Gold investment demand in China to grow if price rally holds

SINGAPORE (Reuters) - Gold investment demand in China has started 2016 quite strongly, outperforming interest in jewelry, but for the momentum to continue bullion would have to maintain its price rally, a World Gold Council (WGC) official said.

Customers look at gold necklaces at a jewelry store in Xuchang, Henan province, August 12, 2015. REUTERS/Stringer

With a 14 percent gain, gold XAU= is the best performing asset so far this year after falling for three straight years to 2015. The metal hit a one-year high last week as turmoil in global stock markets triggered safe-haven demand.

China, the world’s top bullion consumer, has seen strong demand for investment products such as bars around last week’s Lunar New Year holiday, Roland Wang, managing director for WGC in China, told Reuters.

The holiday is typically a strong demand period for gold as it is a popular gift, but buying then tends to slow.

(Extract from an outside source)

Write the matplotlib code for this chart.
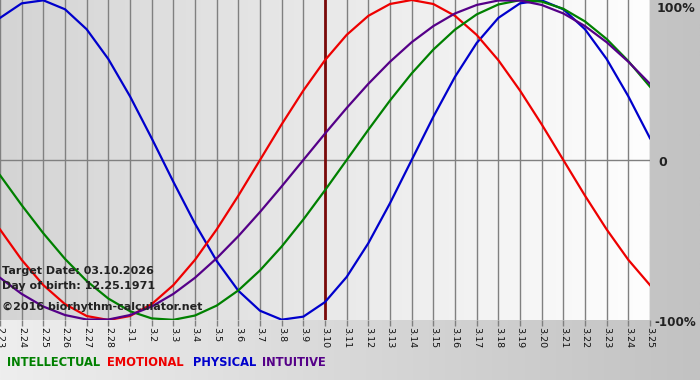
import numpy as np
import matplotlib
matplotlib.use('Agg')
import matplotlib.pyplot as plt

# day labels, 2.23 .. 3.25
dates = ['2.23', '2.24', '2.25', '2.26', '2.27', '2.28', '3.1', '3.2', '3.3', '3.4',
         '3.5', '3.6', '3.7', '3.8', '3.9', '3.10', '3.11', '3.12', '3.13', '3.14',
         '3.15', '3.16', '3.17', '3.18', '3.19', '3.20', '3.21', '3.22', '3.23', '3.24', '3.25']

physical = [0.888, 0.979, 0.998, 0.942, 0.817, 0.631, 0.398, 0.136, -0.136, -0.398,
            -0.631, -0.817, -0.942, -0.998, -0.979, -0.888, -0.731, -0.520, -0.270, 0.0,
            0.270, 0.520, 0.731, 0.888, 0.979, 0.998, 0.942, 0.817, 0.631, 0.398, 0.136]
emotional = [-0.434, -0.624, -0.782, -0.901, -0.975, -1.0, -0.975, -0.901, -0.782, -0.624,
             -0.434, -0.223, 0.0, 0.223, 0.434, 0.624, 0.782, 0.901, 0.975, 1.0,
             0.975, 0.901, 0.782, 0.624, 0.434, 0.223, 0.0, -0.223, -0.434, -0.624, -0.782]
intellectual = [-0.095, -0.282, -0.458, -0.618, -0.756, -0.866, -0.945, -0.990, -0.999, -0.972,
                -0.910, -0.815, -0.690, -0.541, -0.372, -0.189, 0.0, 0.189, 0.372, 0.541,
                0.690, 0.815, 0.910, 0.972, 0.999, 0.990, 0.945, 0.866, 0.756, 0.618, 0.458]
intuitive = [-0.736, -0.837, -0.916, -0.969, -0.997, -0.997, -0.969, -0.916, -0.837, -0.736,
             -0.614, -0.476, -0.325, -0.165, 0.0, 0.165, 0.325, 0.476, 0.614, 0.736,
             0.837, 0.916, 0.969, 0.997, 0.997, 0.969, 0.916, 0.837, 0.736, 0.614, 0.476]

target_index = 15

fig = plt.figure(figsize=(7, 3.8), dpi=100)

# figure background gradient
bg = fig.add_axes([0, 0, 1, 1])
grad = np.linspace(0, 1, 256).reshape(1, -1)
bg.imshow(grad, aspect='auto', cmap=matplotlib.colors.LinearSegmentedColormap.from_list(
    'bg', ['#eeeeee', '#c2c2c2']), extent=[0, 1, 0, 1])
bg.axis('off')

ax = fig.add_axes([0, 60 / 380, 650 / 700, 320 / 380])
x = np.arange(len(dates))
ax.set_xlim(0, len(dates) - 1)
ax.set_ylim(-1.0, 1.0)

# plot area gradient
ax.imshow(grad, aspect='auto', cmap=matplotlib.colors.LinearSegmentedColormap.from_list(
    'pa', ['#d4d4d4', '#fefefe']), extent=[0, len(dates) - 1, -1, 1], zorder=0)

for xi in x:
    ax.axvline(xi, color='#808080', lw=1, zorder=1)
ax.axhline(0, color='#808080', lw=1, zorder=1)
ax.axvline(target_index, color='#7a0a0a', lw=2, zorder=1)

ax.plot(x, physical, color='#0000cc', lw=1.6, zorder=3)
ax.plot(x, emotional, color='#ee0000', lw=1.6, zorder=3)
ax.plot(x, intellectual, color='#008000', lw=1.6, zorder=3)
ax.plot(x, intuitive, color='#550088', lw=1.6, zorder=3)

for s in ax.spines.values():
    s.set_visible(False)
ax.set_yticks([])
ax.set_xticks(x)
ax.set_xticklabels(dates, rotation=270, fontsize=6.8, color='#111111')
ax.tick_params(axis='x', length=4, width=1, color='#808080', pad=1)

txt = dict(fontsize=8, fontweight='bold', color='#222222', transform=ax.transAxes)
ax.text(2 / 650, 1 - 271 / 320, 'Target Date: 03.10.2026', va='center', ha='left', **txt)
ax.text(2 / 650, 1 - 286 / 320, 'Day of birth: 12.25.1971', va='center', ha='left', **txt)
ax.text(2 / 650, 1 - 307 / 320, '\u00a92016 biorhythm-calculator.net', va='center', ha='left', **txt)

lab = dict(fontweight='bold', color='#222222', ha='left', va='center')
fig.text(657 / 700, 1 - 8 / 380, '100%', fontsize=9, **lab)
fig.text(658 / 700, 1 - 162 / 380, '0', fontsize=9, **lab)
fig.text(654 / 700, 1 - 322 / 380, '-100%', fontsize=8.6, **lab)

# legend row
leg_y = 1 - 362 / 380
names = ['INTELLECTUAL', 'EMOTIONAL', 'PHYSICAL', 'INTUITIVE']
colors = ['#008000', '#ee0000', '#0000cc', '#550088']
positions = [7, 107, 193, 262]
for name, c, px in zip(names, colors, positions):
    fig.text(px / 700, leg_y, name, fontsize=8.3, fontweight='bold', color=c, ha='left', va='center')

fig.savefig('out.png', dpi=100)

“We have seen quite solid (investment) demand for this past one-and-a-half months. We have to see gold maintain the rally for quite a period of time. That will determine further purchases by investors,” Wang said.

“(Chinese) buy when they are sure that the gold price will keep going up.”

Chinese demand for gold bars and coins rose by a fifth to 201 tonnes last year as a stock market rout and weakness in the currency sent investors seeking safety in the precious metal. But demand is still well below 2013’s record 407 tonnes.

Investment demand only accounts for around 20 percent of total Chinese consumption, the bulk of which is in jewelry. Demand for jewelry fell 1 percent in 2015 to 783.5 tonnes.

Jeweler demand has taken a hit from a slowing economy, Beijing’s anti-corruption drive and the continued drop in prices.

Even during last week’s holiday, investment demand growth performed better, Wang said, adding that retailers are keeping inventories low and jewelry manufacturers are facing tight credit conditions.

Reuters reported last year that Chinese banks are growing alarmed by a rising number of defaults among jewelry manufacturers, prompting them to review new gold lending more carefully.

“Jewelry demand may face some headwinds,” Wang said. “We have more confidence in investment demand than jewelry demand.”

Wang did not provide a forecast for total Chinese demand in 2016, but said consumption will be “stable.” Demand totaled 984.5 tonnes in 2015.